The retired executioner may be left to fight his own battles as regards his aptitude of putting people out of the world.
Those who know him best are perfectly well aware that he is not likely to trouble himself about what people say; but the medical officer of Newgate—we are not aware to what particular one Professor Houghton refers—is doubtless aware that convulsive muscular action may be prolonged for some minutes after the suspended culprit has ceased to experience any sensations.
Professor Houghton tells us that the “old system of taking the convict’s life by suffocation is inhumanely painful, and necessarily prolonged, and revolting to the spectators whose duty it is to be present;” that the object of an effective execution by suspension should be the immediate rupture of the spinal column through the fall, and that the use of the long drop, which by habit has become known as the Irish method, is not only much preferable from a humanitarian point of view, but is the only method by which the desired object can be effectively attained.
It may be as well to hint to the professor that, to judge from an illuminated Anglo-Saxon manuscript in the “Harleian Miscellany,” the severing of the cervical vertebræ occupied the attention of our ancestors centuries ago.
Every executioner, from Derrick to Brandon and from Brandon to Jack Ketch, has done his best to break the criminal’s neck, either by sitting astride his shoulders as the culprit was swung, or by pulling his legs from beneath.
As regards the long drop, a few years since the Irish method was but too painfully manifested at Dublin by the fact of a criminal who was given too long a rope and too sharp a fall so that his head was completely severed from his body.

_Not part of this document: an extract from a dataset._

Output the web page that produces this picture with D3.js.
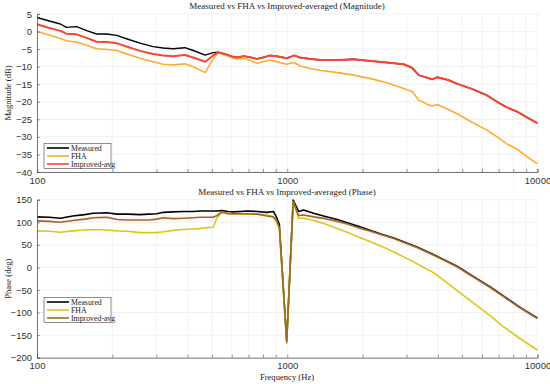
<!DOCTYPE html>
<html>
<head>
<meta charset="utf-8">
<script src="https://d3js.org/d3.v7.min.js"></script>
<style>
body{margin:0;background:#fff;}
svg{display:block;}
</style>
</head>
<body>
<script>
// magnitude data (dB)
var magFreq = [100,112,124,131,144,158,173,190,208,231,258,291,319,350,390,421,470,506,530,570,609,631,670,710,756,800,855,920,996,1030,1067,1122,1240,1358,1600,1838,2153,2500,2915,3152,3350,3600,3795,3980,4400,4788,5500,6255,6900,7540,8290,9000,9980];
var magImproved = [2.1,1.0,0.2,-0.6,-0.8,-1.8,-2.9,-3.0,-3.3,-4.4,-5.5,-6.4,-6.8,-7.0,-6.7,-7.4,-8.6,-6.8,-5.9,-6.5,-7.2,-7.4,-7.0,-7.3,-7.8,-7.4,-6.8,-7.1,-7.6,-7.2,-6.8,-7.4,-7.8,-8.1,-8.1,-7.9,-8.4,-8.8,-9.3,-10.3,-12.4,-13.1,-13.6,-13.0,-13.8,-14.9,-16.4,-18.1,-20.0,-21.6,-22.8,-24.3,-26.1];
var magMeasured = [4.0,3.0,2.15,1.2,1.4,0.25,-0.7,-0.7,-1.1,-2.2,-3.3,-4.3,-4.7,-4.9,-4.6,-5.4,-6.7,-6.0,-5.9,-6.5,-7.2,-7.4,-7.0,-7.3,-7.8,-7.4,-6.8,-7.1,-7.6,-7.2,-6.8,-7.4,-7.8,-8.1,-8.1,-7.9,-8.4,-8.8,-9.3,-10.3,-12.4,-13.1,-13.6,-13.0,-13.8,-14.9,-16.4,-18.1,-20.0,-21.6,-22.8,-24.3,-26.1];
var magFHA = [0,-1.0,-2.0,-2.6,-3.0,-3.9,-4.9,-5.1,-5.4,-6.5,-7.6,-8.6,-9.3,-9.5,-9.2,-10.0,-11.7,-7.8,-6.0,-6.8,-7.6,-7.9,-7.6,-8.2,-9.0,-8.6,-8.1,-8.7,-9.3,-9.0,-8.8,-9.8,-10.5,-11.1,-11.7,-12.4,-13.4,-14.6,-16.2,-17.1,-19.5,-20.6,-21.2,-20.8,-22.2,-23.5,-25.9,-28.0,-30.0,-32.0,-33.5,-35.5,-37.7];

// phase data (deg)
var phFreq = [100,112,124,139,155,168,190,209,230,258,280,301,320,350,385,420,450,470,506,524,548,580,610,650,690,760,830,880,905,930,995,1056,1110,1163,1275,1420,1583,1737,1950,2153,2400,2666,3000,3300,3855,4300,4790,5760,6500,7300,8540,9980];
var phMeasured = [112,111,109,114,117,120,121,118,118,117,118,119,122,123,124,124,125,125,125,125,126,124,123,124,125,124,122,124,112,95,-163,149,124,127,120,113,106,99,90,82,73,65,54,45,28,15,2,-26,-44,-63,-89,-112];
var phImproved = [103,102,100,104,107,110,111,106,105,105,105,107,110,108,109,110,111,111,111,115,123,119,119,119,119,118,114,112,105,88,-165,146,115,116,112,108,102,96,87,80,72,64,53,44,27,14,1,-27,-45,-64,-90,-113];
var phFHA = [81,80,78,81,83,84,83,81,80,77,77,77,79,82,84,85,86,88,89,110,121,120,118,118,118,118,116,112,100,86,-168,146,109,109,104,96,86,78,66,57,46,34,20,8,-12,-32,-52,-86,-108,-131,-158,-183];

var magTicks = [5,0,-5,-10,-15,-20,-25,-30,-35,-40];
var phTicks = [150,100,50,0,-50,-100,-150,-200];
var legendNames = ["Measured","FHA","Improved-avg"];

var W = 550, H = 384;
var svg = d3.select("body").append("svg").attr("width", W).attr("height", H);

var x = d3.scaleLog().domain([100,10000]).range([37,537.5]);
var minorTicks = [];
[100,1000].forEach(function(dec){
    for(var k=1;k<10;k++){ minorTicks.push(dec*k); }
});
minorTicks.push(10000);

function drawPanel(opt){
    var y = d3.scaleLinear().domain(opt.domain).range([opt.bottom, opt.top]);
    var g = svg.append("g");

    // grid
    g.selectAll("line.gy").data(opt.ticks).enter().append("line")
        .attr("x1", x.range()[0]).attr("x2", x.range()[1])
        .attr("y1", function(d){return y(d);}).attr("y2", function(d){return y(d);})
        .attr("stroke", "#e9e9e9").attr("stroke-width", 0.7);
    g.selectAll("line.gx").data(minorTicks).enter().append("line")
        .attr("x1", function(d){return x(d);}).attr("x2", function(d){return x(d);})
        .attr("y1", opt.top).attr("y2", opt.bottom)
        .attr("stroke", "#ececec").attr("stroke-width", 0.7);

    // faint band round the averaged curve
    if(opt.band){
        var area = d3.area()
            .x(function(d,i){return x(opt.freq[i]);})
            .y0(function(d){return y(d[0]);})
            .y1(function(d){return y(d[1]);});
        var imp = opt.series[2].values;
        var bandData = opt.freq.map(function(f,i){
            return [imp[i]-8, imp[i]+8];
        });
        g.append("path").attr("d", area(bandData))
            .attr("fill", "#ff4fc8").attr("fill-opacity", 0.05);
    }

    // lines
    var line = d3.line()
        .x(function(d,i){return x(opt.freq[i]);})
        .y(function(d){return y(d);});
    opt.series.forEach(function(s){
        g.append("path").attr("d", line(s.values))
            .attr("fill", "none").attr("stroke", s.colour)
            .attr("stroke-width", s.w || 1.6).attr("stroke-linejoin", "round");
    });

    // axes
    var yAxis = d3.axisLeft(y).tickValues(opt.ticks).tickSize(-3).tickPadding(5)
        .tickFormat(function(d){return d3.format("")(d).replace("-", "\u2212");});
    var ya = g.append("g").attr("transform", "translate(" + x.range()[0] + ",0)").call(yAxis);
    var xAxis = d3.axisBottom(x).tickValues(minorTicks).tickSize(-3).tickPadding(5)
        .tickFormat(function(d){return (d==100||d==1000||d==10000) ? d : "";});
    var xa = g.append("g").attr("transform", "translate(0," + opt.bottom + ")").call(xAxis);
    [ya, xa].forEach(function(a){
        a.select(".domain").attr("stroke", "#555").attr("stroke-width", 0.8);
        a.selectAll(".tick line").attr("stroke", "#555").attr("stroke-width", 0.6);
        a.selectAll(".tick text").attr("fill", "#333")
            .style("font-family", "'Liberation Sans', Arial, sans-serif").style("font-size", "9.5px");
    });

    // title
    g.append("text").attr("x", 287).attr("y", opt.top - 5).attr("text-anchor", "middle")
        .style("font-family", "'Liberation Serif', 'Times New Roman', serif").style("font-size", "9px")
        .attr("fill", "#222").text(opt.title);
    // y label
    g.append("text").attr("transform", "translate(11," + ((opt.top+opt.bottom)/2) + ") rotate(-90)")
        .attr("text-anchor", "middle")
        .style("font-family", "'Liberation Serif', 'Times New Roman', serif").style("font-size", "8.6px")
        .attr("fill", "#222").text(opt.ylabel);

    // legend
    var lg = g.append("g").attr("transform", "translate(44," + opt.legendY + ")");
    lg.append("rect").attr("width", 67).attr("height", 25)
        .attr("fill", "#fff").attr("stroke", "#444").attr("stroke-width", 0.6);
    opt.series.forEach(function(s,i){
        var yy = 4.5 + i*8;
        lg.append("line").attr("x1", 3).attr("x2", 25).attr("y1", yy).attr("y2", yy)
            .attr("stroke", s.colour).attr("stroke-width", 1.6);
        lg.append("text").attr("x", 27).attr("y", yy + 2.6)
            .style("font-family", "'Liberation Serif', 'Times New Roman', serif").style("font-size", "7.8px")
            .attr("fill", "#222").text(legendNames[i]);
    });
}

drawPanel({
    top: 14, bottom: 172, domain: [-40,5], ticks: magTicks, freq: magFreq,
    title: "Measured vs FHA vs Improved-averaged (Magnitude)", ylabel: "Magnitude (dB)",
    legendY: 143.5, band: false,
    series: [
        {values: magMeasured, colour: "#000000", w: 1.4},
        {values: magFHA, colour: "#ffab33"},
        {values: magImproved, colour: "#f7462f", w: 2.0}
    ]
});

drawPanel({
    top: 199.7, bottom: 357.7, domain: [-200,150], ticks: phTicks, freq: phFreq,
    title: "Measured vs FHA vs Improved-averaged (Phase)", ylabel: "Phase (deg)",
    legendY: 297.5, band: true,
    series: [
        {values: phMeasured, colour: "#000000"},
        {values: phFHA, colour: "#dcc61c"},
        {values: phImproved, colour: "#9b6b21"}
    ]
});

// x label
svg.append("text").attr("x", 287).attr("y", 380).attr("text-anchor", "middle")
    .style("font-family", "'Liberation Serif', 'Times New Roman', serif").style("font-size", "8.6px")
    .attr("fill", "#222").text("Frequency (Hz)");
</script>
</body>
</html>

Suffocation was never “systematic” in cases of hanging in this country, and the custom is immemorial of adjusting the knot of the rope under the sufferer’s left ear, in order that death might be instantaneous.
Professor Haughton thinks that Marwood has done wonders by placing the knot under the criminal’s chin, but a Spanish executioner could very much improve on Marwood’s method by exhibiting the capacity of that compact and efficient machine for rupturing the spinal column, called the “garotte.”